Part of a data file:
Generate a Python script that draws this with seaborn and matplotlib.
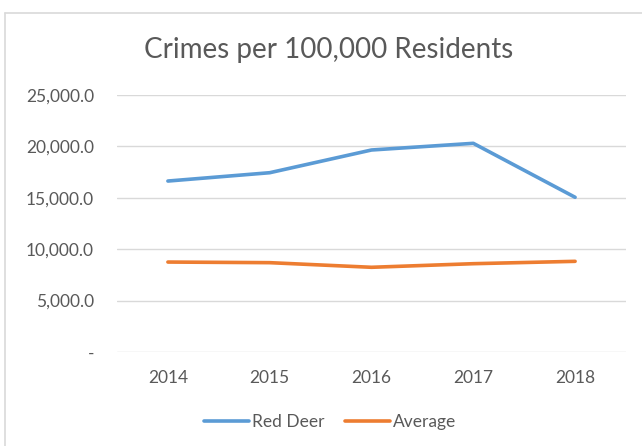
import matplotlib
matplotlib.use("Agg")
import matplotlib.pyplot as plt
import seaborn as sns
import pandas as pd
from matplotlib.lines import Line2D
from matplotlib.ticker import FuncFormatter

years = ["2014", "2015", "2016", "2017", "2018"]
red_deer = [16630, 17440, 19650, 20300, 15050]
average = [8750, 8690, 8240, 8590, 8820]
series_names = ["Red Deer", "Average"]
colors = ["#5B9BD5", "#ED7D31"]

df = pd.DataFrame({
    "Year": years * 2,
    "Value": red_deer + average,
    "Series": [series_names[0]] * len(years) + [series_names[1]] * len(years),
})

sns.set_theme(style="white")
plt.rcParams["font.family"] = ["Lato", "DejaVu Sans"]

fig = plt.figure(figsize=(6.42, 4.46), dpi=100)
ax = fig.add_axes([117 / 642, 1 - 352 / 446, (626 - 117) / 642, (352 - 95) / 446])

sns.lineplot(data=df, x="Year", y="Value", hue="Series", palette=colors,
             linewidth=2.6, ax=ax, legend=False, sort=False)

ax.set_xlim(-0.5, 4.5)
ax.set_ylim(0, 25000)
ax.set_yticks([0, 5000, 10000, 15000, 20000, 25000])

def fmt(v, pos):
    if v == 0:
        return "-"
    return f"{v:,.1f}"

ax.yaxis.set_major_formatter(FuncFormatter(fmt))
ax.grid(axis="y", color="#D9D9D9", linewidth=1)
ax.grid(axis="x", visible=False)
for s in ax.spines.values():
    s.set_visible(False)
ax.tick_params(axis="y", colors="#595959", labelsize=12.5, length=0, pad=16.5)
ax.tick_params(axis="x", colors="#595959", labelsize=12.5, length=0, pad=13)
ax.set_xlabel("")
ax.set_ylabel("")

fig.text(329 / 642, 1 - 50 / 446, "Crimes per 100,000 Residents", ha="center", va="center",
         fontsize=20, color="#595959")

handles = [Line2D([0], [0], color=c, lw=2.6) for c in colors]
fig.legend(handles, series_names, loc="center", bbox_to_anchor=(330 / 642, 1 - 422 / 446),
           ncol=2, frameon=False, fontsize=12.5, labelcolor="#595959",
           handlelength=2.6, handletextpad=0.15, columnspacing=1.2)

# chart border
fig.add_artist(Line2D([5.5 / 642, 5.5 / 642], [0, 1 - 12.5 / 446], color="#D9D9D9", lw=1.2,
                      transform=fig.transFigure))
fig.add_artist(Line2D([5.5 / 642, 1], [1 - 12.5 / 446, 1 - 12.5 / 446], color="#D9D9D9", lw=1.2,
                      transform=fig.transFigure))

fig.savefig("out.png", dpi=100)
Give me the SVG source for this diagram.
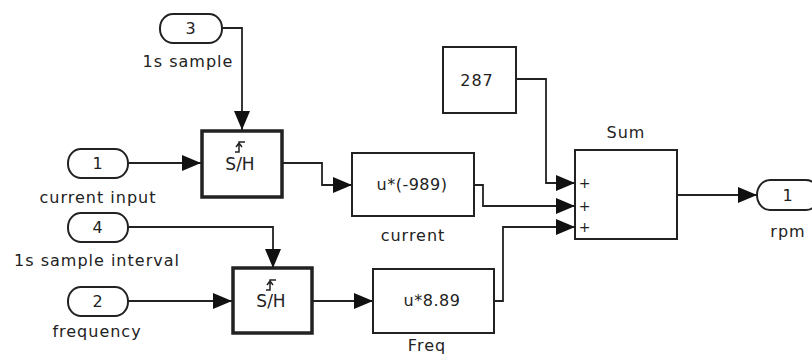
<svg xmlns="http://www.w3.org/2000/svg" width="812" height="357" viewBox="0 0 812 357">
<defs>
<style>
.t{font-family:"DejaVu Sans","Liberation Sans",sans-serif;font-size:16px;fill:#222;text-anchor:middle;letter-spacing:1px}
.pill{fill:#fff;stroke:#222;stroke-width:2}
.blk{fill:#fff;stroke:#222;stroke-width:2}
.thick{fill:#fff;stroke:#222;stroke-width:3.5}
.w{fill:none;stroke:#222;stroke-width:1.8}
.sym{fill:none;stroke:#222;stroke-width:1.5}
</style>
<marker id="ah" markerUnits="userSpaceOnUse" markerWidth="20" markerHeight="18" refX="19" refY="8" orient="auto">
<path d="M0,0 L19,8 L0,16 z" fill="#111"/>
</marker>
</defs>
<rect width="812" height="357" fill="#fff"/>
<g id="connectors">
<path class="w" d="M222,28 H242 V130" marker-end="url(#ah)"/>
<path class="w" d="M128,163 H201" marker-end="url(#ah)"/>
<path class="w" d="M128,227 H273 V268" marker-end="url(#ah)"/>
<path class="w" d="M128,301 H232" marker-end="url(#ah)"/>
<path class="w" d="M282,163 H322 V185 H352" marker-end="url(#ah)"/>
<path class="w" d="M312,301 H373" marker-end="url(#ah)"/>
<path class="w" d="M516,79 H546 V183 H575" marker-end="url(#ah)"/>
<path class="w" d="M474,185 H483 V206 H575" marker-end="url(#ah)"/>
<path class="w" d="M494,301 H503 V227 H575" marker-end="url(#ah)"/>
<path class="w" d="M677,195 H757" marker-end="url(#ah)"/>
</g>
<g id="in3">
<rect class="pill" x="160" y="14" width="62" height="29" rx="13" ry="14"/>
<text class="t" x="191" y="34">3</text>
<text class="t" x="188" y="67">1s sample</text>
</g>
<g id="in1">
<rect class="pill" x="68" y="149" width="60" height="29" rx="13" ry="14"/>
<text class="t" x="98" y="169">1</text>
<text class="t" x="98" y="203">current input</text>
</g>
<g id="in4">
<rect class="pill" x="68" y="213" width="60" height="29" rx="13" ry="14"/>
<text class="t" x="98" y="233">4</text>
<text class="t" x="97" y="266">1s sample interval</text>
</g>
<g id="in2">
<rect class="pill" x="68" y="287" width="60" height="29" rx="13" ry="14"/>
<text class="t" x="98" y="307">2</text>
<text class="t" x="97" y="337">frequency</text>
</g>
<g id="sh1">
<rect class="thick" x="202" y="131" width="80" height="66"/>
<path class="sym" d="M235,152 H239 V142 H245 M236,147 L239,143 L242,147"/>
<text class="t" x="240" y="170" style="font-size:17px;letter-spacing:0">S/H</text>
</g>
<g id="sh2">
<rect class="thick" x="233" y="268" width="79" height="65"/>
<path class="sym" d="M266,290 H270 V280 H276 M267,285 L270,281 L273,285"/>
<text class="t" x="271" y="307" style="font-size:17px;letter-spacing:0">S/H</text>
</g>
<g id="gain-current">
<rect class="blk" x="352" y="153" width="122" height="63"/>
<text class="t" x="412" y="190" style="letter-spacing:0.5px">u*(-989)</text>
<text class="t" x="413" y="241">current</text>
</g>
<g id="gain-freq">
<rect class="blk" x="373" y="269" width="121" height="64"/>
<text class="t" x="432" y="306" style="letter-spacing:0.5px">u*8.89</text>
<text class="t" x="427" y="351">Freq</text>
</g>
<g id="const287">
<rect class="blk" x="443" y="47" width="73" height="66"/>
<text class="t" x="477" y="86">287</text>
</g>
<g id="sum">
<rect class="blk" x="575" y="150" width="102" height="89"/>
<text class="t" x="626" y="138">Sum</text>
<text class="t" x="585" y="188" style="font-size:14px">+</text>
<text class="t" x="585" y="211" style="font-size:14px">+</text>
<text class="t" x="585" y="232" style="font-size:14px">+</text>
</g>
<g id="out1">
<rect class="pill" x="757" y="180" width="62" height="30" rx="13" ry="15"/>
<text class="t" x="788" y="201">1</text>
<text class="t" x="788" y="237">rpm</text>
</g>
</svg>
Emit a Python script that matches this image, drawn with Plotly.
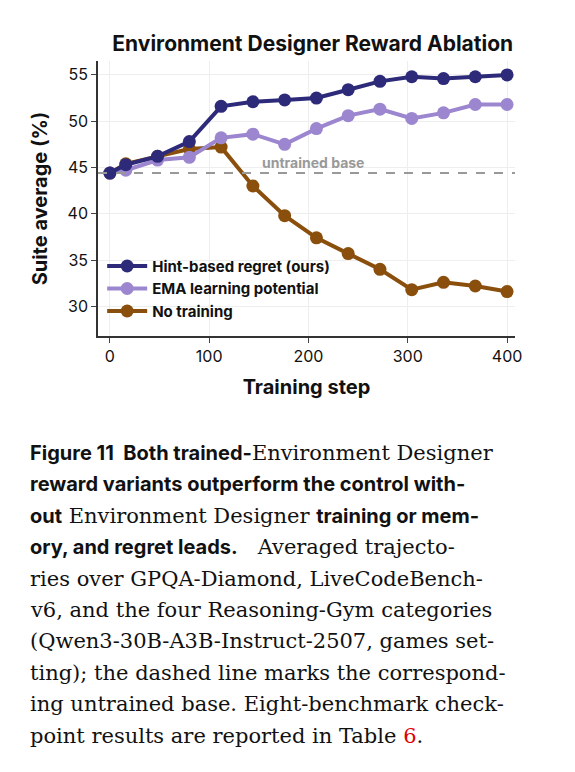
import plotly.graph_objects as go

steps = [0, 16, 48, 80, 112, 144, 176, 208, 240, 272, 304, 336, 368, 400]
hint_regret = [44.4, 45.3, 46.2, 47.8, 51.6, 52.1, 52.3, 52.5, 53.4, 54.3, 54.8, 54.6, 54.8, 55.0]
ema_potential = [44.4, 44.7, 45.8, 46.1, 48.2, 48.6, 47.5, 49.2, 50.6, 51.3, 50.3, 50.9, 51.8, 51.8]
no_training = [44.4, 45.4, 46.2, 47.0, 47.2, 43.0, 39.8, 37.4, 35.7, 34.0, 31.8, 32.6, 32.2, 31.6]
base_value = 44.4
y_ticks = [30, 35, 40, 45, 50, 55]
x_ticks = [0, 100, 200, 300, 400]

SANS = "Inter"
SERIF = "DejaVu Serif"
L, R, T, B = 90, 68, 53, 444
W, H = 575, 772

fig = go.Figure()
series = [
    ("<b>Hint-based regret (ours)</b>", hint_regret, "#2e2a7a"),
    ("<b>EMA learning potential</b>", ema_potential, "#9b86cf"),
    ("<b>No training</b>", no_training, "#8a4f0c"),
]
# no-training drawn first so trained curves sit on top
for name, vals, color in [series[2], series[1], series[0]]:
    fig.add_trace(go.Scatter(
        x=steps, y=vals, mode="lines+markers", name=name,
        line=dict(color=color, width=4),
        marker=dict(color=color, size=13),
    ))

fig.add_hline(y=base_value, line=dict(color="#999999", width=2, dash="dash"))
fig.add_annotation(x=205, y=base_value + 1.1, text="<b>untrained base</b>", showarrow=False,
                   xref="x", yref="y", font=dict(family=SANS, size=14, color="#999999"))

fig.update_layout(
    width=W, height=H,
    paper_bgcolor="white", plot_bgcolor="white",
    margin=dict(l=L, r=R, t=T, b=B),
    title=dict(text="<b>Environment Designer Reward Ablation</b>", x=0.53, xanchor="center",
               y=0.963, font=dict(family=SANS, size=21, color="#111111")),
    font=dict(family=SANS, size=15, color="#111111"),
    legend=dict(x=0.01, y=0.03, xanchor="left", yanchor="bottom", bgcolor="rgba(0,0,0,0)",
                traceorder="reversed", font=dict(family=SANS, size=15, color="#111111"),
                tracegroupgap=0, itemwidth=40),
)
fig.update_xaxes(range=[-12, 408], tickvals=x_ticks, showgrid=True, gridcolor="#eeeeee",
                 showline=True, linecolor="#333333", linewidth=1.5, ticks="outside", ticklen=5,
                 title=dict(text="<b>Training step</b>", font=dict(size=20)),
                 tickfont=dict(size=16), zeroline=False)
fig.update_yaxes(range=[26.8, 56.5], tickvals=y_ticks, showgrid=True, gridcolor="#eeeeee",
                 showline=True, linecolor="#333333", linewidth=1.5, ticks="outside", ticklen=5,
                 title=dict(text="<b>Suite average (%)</b>", font=dict(size=20)),
                 tickfont=dict(size=16), zeroline=False)


def sans(t):
    return f'<span style="font-family:{SANS};font-size:20px"><b>{t}</b></span>'


caption = [
    sans("Figure 11  Both trained-") + "Environment Designer",
    sans("reward variants outperform the control with-"),
    sans("out") + " Environment Designer " + sans("training or mem-"),
    sans("ory, and regret leads.") + "   Averaged trajecto-",
    "ries over GPQA-Diamond, LiveCodeBench-",
    "v6, and the four Reasoning-Gym categories",
    "(Qwen3-30B-A3B-Instruct-2507, games set-",
    "ting); the dashed line marks the correspond-",
    "ing untrained base. Eight-benchmark check-",
    'point results are reported in Table <span style="color:#e00000">6</span>.',
]
pw, ph = W - L - R, H - T - B
for i, line in enumerate(caption):
    px, py = 20, H - 445 - i * 31.4
    fig.add_annotation(x=(px - L) / pw, y=(py - B) / ph, xref="paper", yref="paper", text=line,
                       showarrow=False, xanchor="left", yanchor="middle",
                       font=dict(family=SERIF, size=21, color="#111111"))

fig.write_html("out.html")
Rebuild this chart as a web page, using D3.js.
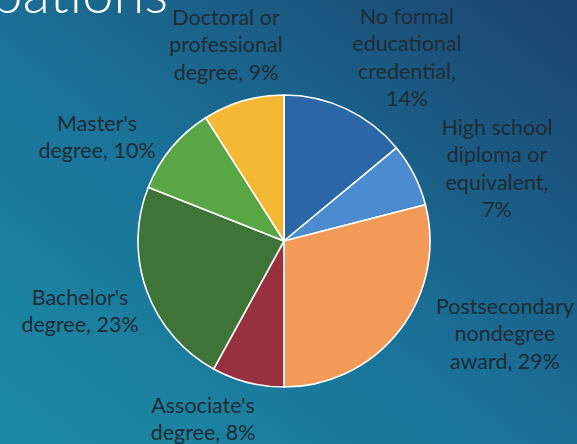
<!DOCTYPE html>
<html>
<head>
<meta charset="utf-8">
<script src="https://cdn.jsdelivr.net/npm/d3@7"></script>
<style>
  html, body { margin: 0; padding: 0; overflow: hidden; background: #1a6f95; }
  svg { display: block; }
</style>
</head>
<body>
<svg id="chart" width="577" height="444"></svg>
<script>
// ---- data ----
const categories = [
  "No formal educational credential",
  "High school diploma or equivalent",
  "Postsecondary nondegree award",
  "Associate's degree",
  "Bachelor's degree",
  "Master's degree",
  "Doctoral or professional degree"
];
const values = [14, 7, 29, 8, 23, 10, 9];
const labelLines = [
  ["No formal", "educational", "credential,", "14%"],
  ["High school", "diploma or", "equivalent,", "7%"],
  ["Postsecondary", "nondegree", "award, 29%"],
  ["Associate's", "degree, 8%"],
  ["Bachelor's", "degree, 23%"],
  ["Master's", "degree, 10%"],
  ["Doctoral or", "professional", "degree, 9%"]
];
const colors = ["#2b67a6", "#4b8bd0", "#f49a59", "#97303f", "#3e7437", "#58a646", "#f5b834"];
const titleText = "Occupations";

// ---- layout ----
const W = 577, H = 444;
const cx = 284, cy = 241, R = 146;
// label first-line baseline per slice
const labelPos = [
  [407, 24], [497, 135], [505, 314], [203, 413], [80, 305], [97, 131], [226, 25]
];
const lineH = 27.3;

const svg = d3.select("#chart");
const defs = svg.append("defs");
const grad = defs.append("linearGradient").attr("id", "bg")
  .attr("x1", "0").attr("y1", "1").attr("x2", "1").attr("y2", "0");
grad.append("stop").attr("offset", "0").attr("stop-color", "#1b8ba3");
grad.append("stop").attr("offset", "0.45").attr("stop-color", "#1a7399");
grad.append("stop").attr("offset", "1").attr("stop-color", "#1b436e");
svg.append("rect").attr("width", W).attr("height", H).attr("fill", "url(#bg)");

// title (partially cut off at top)
svg.append("text")
  .attr("x", 168).attr("y", 13)
  .attr("text-anchor", "end")
  .attr("font-family", "Lato, 'Open Sans', sans-serif")
  .attr("font-weight", 300)
  .attr("font-size", 56)
  .attr("fill", "#ffffff")
  .text(titleText);

const pie = d3.pie().sort(null).value(d => d);
const arc = d3.arc().innerRadius(0).outerRadius(R);
const arcs = pie(values);

const g = svg.append("g").attr("transform", `translate(${cx},${cy})`);
g.selectAll("path").data(arcs).join("path")
  .attr("d", arc)
  .attr("fill", (d, i) => colors[i])
  .attr("stroke", "#ffffff")
  .attr("stroke-width", 1.6)
  .attr("stroke-linejoin", "round");

const lab = svg.append("g")
  .attr("font-family", "Lato, 'Open Sans', sans-serif")
  .attr("font-size", 21.5)
  .attr("fill", "#1f2c35")
  .attr("text-anchor", "middle");

labelLines.forEach((lines, i) => {
  const t = lab.append("text")
    .attr("x", labelPos[i][0])
    .attr("y", labelPos[i][1]);
  lines.forEach((ln, j) => {
    t.append("tspan")
      .attr("x", labelPos[i][0])
      .attr("y", labelPos[i][1] + j * lineH)
      .text(ln);
  });
});
</script>
</body>
</html>
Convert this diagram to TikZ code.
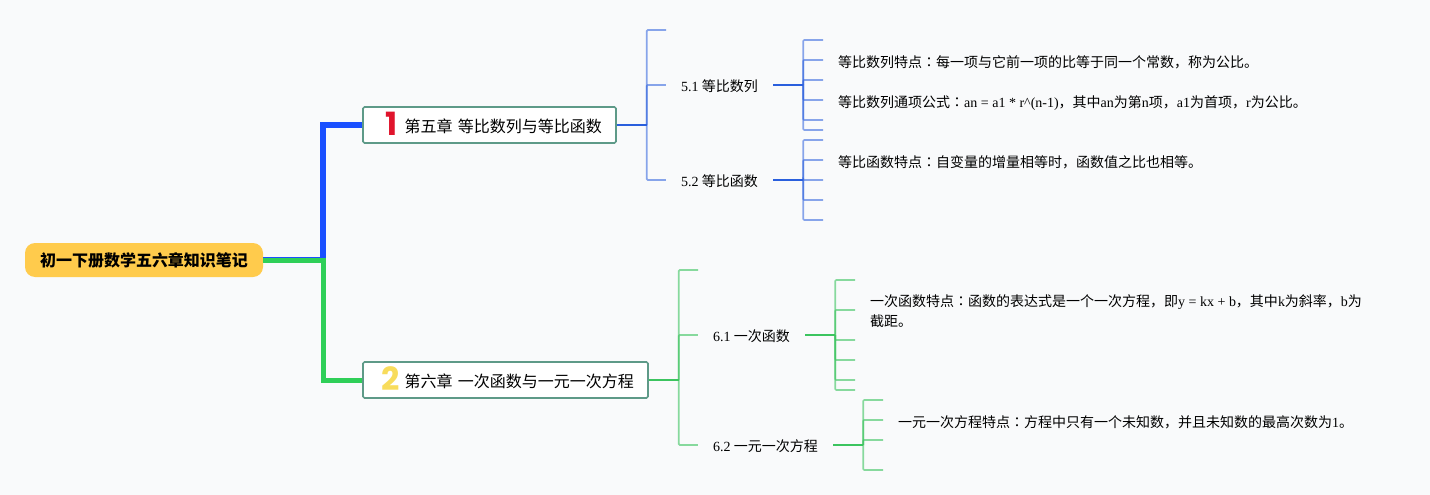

- _Task_: All lines above starting at the one with "Emit a Python" and ending at the one with "x_ticks = [0, 100, 200, 300, 400]", inclusive, are to be printed again exactly, with the pictures left out.

- _Answer to this problem_:
Emit a Python script that matches this image, drawn with Plotly.
import plotly.graph_objects as go

steps = [0, 16, 48, 80, 112, 144, 176, 208, 240, 272, 304, 336, 368, 400]
hint_regret = [44.4, 45.3, 46.2, 47.8, 51.6, 52.1, 52.3, 52.5, 53.4, 54.3, 54.8, 54.6, 54.8, 55.0]
ema_potential = [44.4, 44.7, 45.8, 46.1, 48.2, 48.6, 47.5, 49.2, 50.6, 51.3, 50.3, 50.9, 51.8, 51.8]
no_training = [44.4, 45.4, 46.2, 47.0, 47.2, 43.0, 39.8, 37.4, 35.7, 34.0, 31.8, 32.6, 32.2, 31.6]
base_value = 44.4
y_ticks = [30, 35, 40, 45, 50, 55]
x_ticks = [0, 100, 200, 300, 400]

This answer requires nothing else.